Dataset excerpt
====================
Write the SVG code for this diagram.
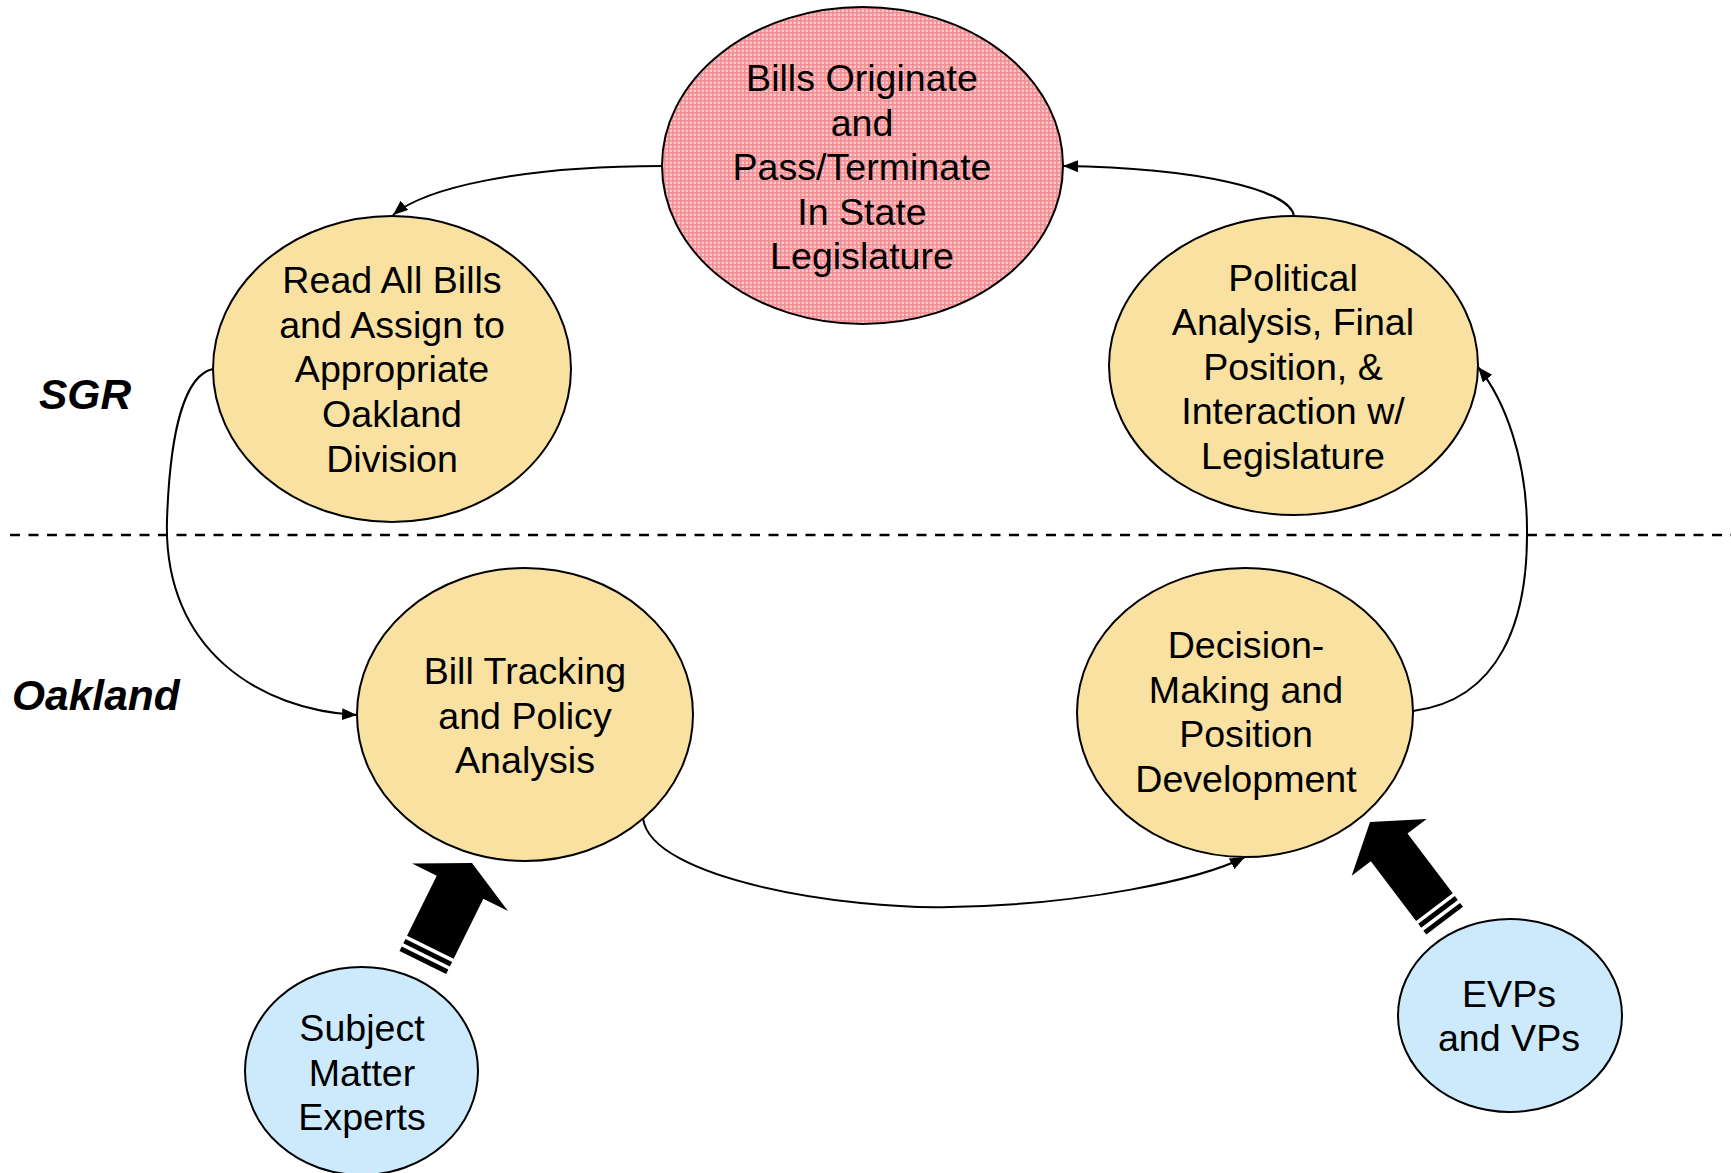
<svg xmlns="http://www.w3.org/2000/svg" width="1731" height="1173" viewBox="0 0 1731 1173">
  <style>
    .node { stroke: #000; stroke-width: 2; }
    .yellow { fill: #f9e1a2; }
    .blue { fill: #cdeafd; }
    .pink { fill: url(#pinkGrid); }
    .lbl { font-family: "Liberation Sans", Arial, sans-serif; font-size: 37.6px; fill: #000; text-anchor: middle; }
    .side { font-family: "Liberation Sans", Arial, sans-serif; font-size: 42.5px; font-weight: bold; font-style: italic; fill: #000; }
    .conn { fill: none; stroke: #000; stroke-width: 2; }
    .divider { fill: none; stroke: #000; stroke-width: 2.6; stroke-dasharray: 10 8.5; }
    .block { fill: #000; stroke: none; }
  </style>
  <defs>
    <pattern id="pinkGrid" width="4" height="4" patternUnits="userSpaceOnUse">
      <rect width="4" height="4" fill="#fbcacc"/>
      <rect width="1.6" height="4" fill="#f08e93"/>
      <rect width="4" height="1.6" fill="#f08e93"/>
    </pattern>
    <marker id="arr" markerUnits="userSpaceOnUse" markerWidth="16" markerHeight="13" refX="15" refY="6" orient="auto">
      <path d="M0,0 L15,6 L0,12 z" fill="#000"/>
    </marker>
  </defs>

  <rect width="1731" height="1173" fill="#fff"/>

  <line class="divider" x1="10" y1="535" x2="1731" y2="535"/>

  <text class="side" x="39" y="409">SGR</text>
  <text class="side" x="12" y="710">Oakland</text>

  <g id="connectors">
    <path class="conn" marker-end="url(#arr)" d="M662,166 C520,166 425,188 393,215"/>
    <path class="conn" marker-end="url(#arr)" d="M1294,216 C1290,190 1200,168 1063,166"/>
    <path class="conn" marker-end="url(#arr)" d="M213,369 C185,375 170,430 167,520 C163,650 260,710 357,715"/>
    <path class="conn" marker-end="url(#arr)" d="M643,818 C650,880 850,910 950,907 C1080,905 1200,880 1245,857"/>
    <path class="conn" marker-end="url(#arr)" d="M1413,711 C1500,700 1528,620 1527,530 C1527,460 1505,400 1478,367"/>
    <g id="block-arrow-sme" transform="translate(472,863) rotate(26.3)">
      <polygon class="block" points="0,0 53.5,27 26,27 26,94 -26,94 -26,27 -53.5,27"/>
      <rect class="block" x="-26" y="97.5" width="52" height="5"/>
      <rect class="block" x="-26" y="106" width="52" height="5"/>
    </g>
    <g id="block-arrow-evp" transform="translate(1370,822) rotate(-37.1)">
      <polygon class="block" points="0,0 47,31.8 23,31.8 23,106.8 -23,106.8 -23,31.8 -47,31.8"/>
      <rect class="block" x="-23" y="110.3" width="46" height="5"/>
      <rect class="block" x="-23" y="118.8" width="46" height="5"/>
    </g>
  </g>

  <g id="node-bills">
    <ellipse class="node pink" cx="862.5" cy="165.5" rx="200.5" ry="158.5"/>
    <text class="lbl" x="862" y="91">Bills Originate</text>
    <text class="lbl" x="862" y="135.5">and</text>
    <text class="lbl" x="862" y="180">Pass/Terminate</text>
    <text class="lbl" x="862" y="224.5">In State</text>
    <text class="lbl" x="862" y="269">Legislature</text>
  </g>

  <g id="node-read">
    <ellipse class="node yellow" cx="392" cy="369" rx="179" ry="153"/>
    <text class="lbl" x="392" y="293">Read All Bills</text>
    <text class="lbl" x="392" y="337.7">and Assign to</text>
    <text class="lbl" x="392" y="382.4">Appropriate</text>
    <text class="lbl" x="392" y="427">Oakland</text>
    <text class="lbl" x="392" y="471.7">Division</text>
  </g>

  <g id="node-political">
    <ellipse class="node yellow" cx="1293.5" cy="365.5" rx="184.5" ry="149.5"/>
    <text class="lbl" x="1293" y="290.5">Political</text>
    <text class="lbl" x="1293" y="335">Analysis, Final</text>
    <text class="lbl" x="1293" y="379.5">Position, &amp;</text>
    <text class="lbl" x="1293" y="424">Interaction w/</text>
    <text class="lbl" x="1293" y="468.5">Legislature</text>
  </g>

  <g id="node-tracking">
    <ellipse class="node yellow" cx="525" cy="714.5" rx="168" ry="146.5"/>
    <text class="lbl" x="525" y="684">Bill Tracking</text>
    <text class="lbl" x="525" y="728.5">and Policy</text>
    <text class="lbl" x="525" y="773">Analysis</text>
  </g>

  <g id="node-decision">
    <ellipse class="node yellow" cx="1245" cy="712.5" rx="168" ry="144.5"/>
    <text class="lbl" x="1246" y="658">Decision-</text>
    <text class="lbl" x="1246" y="702.7">Making and</text>
    <text class="lbl" x="1246" y="747.4">Position</text>
    <text class="lbl" x="1246" y="792">Development</text>
  </g>

  <g id="node-sme">
    <ellipse class="node blue" cx="361.5" cy="1071" rx="116.5" ry="104"/>
    <text class="lbl" x="362" y="1041">Subject</text>
    <text class="lbl" x="362" y="1085.5">Matter</text>
    <text class="lbl" x="362" y="1130">Experts</text>
  </g>

  <g id="node-evp">
    <ellipse class="node blue" cx="1510" cy="1015.5" rx="112" ry="96.5"/>
    <text class="lbl" x="1509" y="1006.5">EVPs</text>
    <text class="lbl" x="1509" y="1051">and VPs</text>
  </g>
</svg>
====================
Written exercise
Using the material above, return every line exactly as it appears, minus the pictures.

Completed exercise
Write the SVG code for this diagram.
<svg xmlns="http://www.w3.org/2000/svg" width="1731" height="1173" viewBox="0 0 1731 1173">
  <style>
    .node { stroke: #000; stroke-width: 2; }
    .yellow { fill: #f9e1a2; }
    .blue { fill: #cdeafd; }
    .pink { fill: url(#pinkGrid); }
    .lbl { font-family: "Liberation Sans", Arial, sans-serif; font-size: 37.6px; fill: #000; text-anchor: middle; }
    .side { font-family: "Liberation Sans", Arial, sans-serif; font-size: 42.5px; font-weight: bold; font-style: italic; fill: #000; }
    .conn { fill: none; stroke: #000; stroke-width: 2; }
    .divider { fill: none; stroke: #000; stroke-width: 2.6; stroke-dasharray: 10 8.5; }
    .block { fill: #000; stroke: none; }
  </style>
  <defs>
    <pattern id="pinkGrid" width="4" height="4" patternUnits="userSpaceOnUse">
      <rect width="4" height="4" fill="#fbcacc"/>
      <rect width="1.6" height="4" fill="#f08e93"/>
      <rect width="4" height="1.6" fill="#f08e93"/>
    </pattern>
    <marker id="arr" markerUnits="userSpaceOnUse" markerWidth="16" markerHeight="13" refX="15" refY="6" orient="auto">
      <path d="M0,0 L15,6 L0,12 z" fill="#000"/>
    </marker>
  </defs>

  <rect width="1731" height="1173" fill="#fff"/>

  <line class="divider" x1="10" y1="535" x2="1731" y2="535"/>

  <text class="side" x="39" y="409">SGR</text>
  <text class="side" x="12" y="710">Oakland</text>

  <g id="connectors">
    <path class="conn" marker-end="url(#arr)" d="M662,166 C520,166 425,188 393,215"/>
    <path class="conn" marker-end="url(#arr)" d="M1294,216 C1290,190 1200,168 1063,166"/>
    <path class="conn" marker-end="url(#arr)" d="M213,369 C185,375 170,430 167,520 C163,650 260,710 357,715"/>
    <path class="conn" marker-end="url(#arr)" d="M643,818 C650,880 850,910 950,907 C1080,905 1200,880 1245,857"/>
    <path class="conn" marker-end="url(#arr)" d="M1413,711 C1500,700 1528,620 1527,530 C1527,460 1505,400 1478,367"/>
    <g id="block-arrow-sme" transform="translate(472,863) rotate(26.3)">
      <polygon class="block" points="0,0 53.5,27 26,27 26,94 -26,94 -26,27 -53.5,27"/>
      <rect class="block" x="-26" y="97.5" width="52" height="5"/>
      <rect class="block" x="-26" y="106" width="52" height="5"/>
    </g>
    <g id="block-arrow-evp" transform="translate(1370,822) rotate(-37.1)">
      <polygon class="block" points="0,0 47,31.8 23,31.8 23,106.8 -23,106.8 -23,31.8 -47,31.8"/>
      <rect class="block" x="-23" y="110.3" width="46" height="5"/>
      <rect class="block" x="-23" y="118.8" width="46" height="5"/>
    </g>
  </g>

  <g id="node-bills">
    <ellipse class="node pink" cx="862.5" cy="165.5" rx="200.5" ry="158.5"/>
    <text class="lbl" x="862" y="91">Bills Originate</text>
    <text class="lbl" x="862" y="135.5">and</text>
    <text class="lbl" x="862" y="180">Pass/Terminate</text>
    <text class="lbl" x="862" y="224.5">In State</text>
    <text class="lbl" x="862" y="269">Legislature</text>
  </g>

  <g id="node-read">
    <ellipse class="node yellow" cx="392" cy="369" rx="179" ry="153"/>
    <text class="lbl" x="392" y="293">Read All Bills</text>
    <text class="lbl" x="392" y="337.7">and Assign to</text>
    <text class="lbl" x="392" y="382.4">Appropriate</text>
    <text class="lbl" x="392" y="427">Oakland</text>
    <text class="lbl" x="392" y="471.7">Division</text>
  </g>

  <g id="node-political">
    <ellipse class="node yellow" cx="1293.5" cy="365.5" rx="184.5" ry="149.5"/>
    <text class="lbl" x="1293" y="290.5">Political</text>
    <text class="lbl" x="1293" y="335">Analysis, Final</text>
    <text class="lbl" x="1293" y="379.5">Position, &amp;</text>
    <text class="lbl" x="1293" y="424">Interaction w/</text>
    <text class="lbl" x="1293" y="468.5">Legislature</text>
  </g>

  <g id="node-tracking">
    <ellipse class="node yellow" cx="525" cy="714.5" rx="168" ry="146.5"/>
    <text class="lbl" x="525" y="684">Bill Tracking</text>
    <text class="lbl" x="525" y="728.5">and Policy</text>
    <text class="lbl" x="525" y="773">Analysis</text>
  </g>

  <g id="node-decision">
    <ellipse class="node yellow" cx="1245" cy="712.5" rx="168" ry="144.5"/>
    <text class="lbl" x="1246" y="658">Decision-</text>
    <text class="lbl" x="1246" y="702.7">Making and</text>
    <text class="lbl" x="1246" y="747.4">Position</text>
    <text class="lbl" x="1246" y="792">Development</text>
  </g>

  <g id="node-sme">
    <ellipse class="node blue" cx="361.5" cy="1071" rx="116.5" ry="104"/>
    <text class="lbl" x="362" y="1041">Subject</text>
    <text class="lbl" x="362" y="1085.5">Matter</text>
    <text class="lbl" x="362" y="1130">Experts</text>
  </g>

  <g id="node-evp">
    <ellipse class="node blue" cx="1510" cy="1015.5" rx="112" ry="96.5"/>
    <text class="lbl" x="1509" y="1006.5">EVPs</text>
    <text class="lbl" x="1509" y="1051">and VPs</text>
  </g>
</svg>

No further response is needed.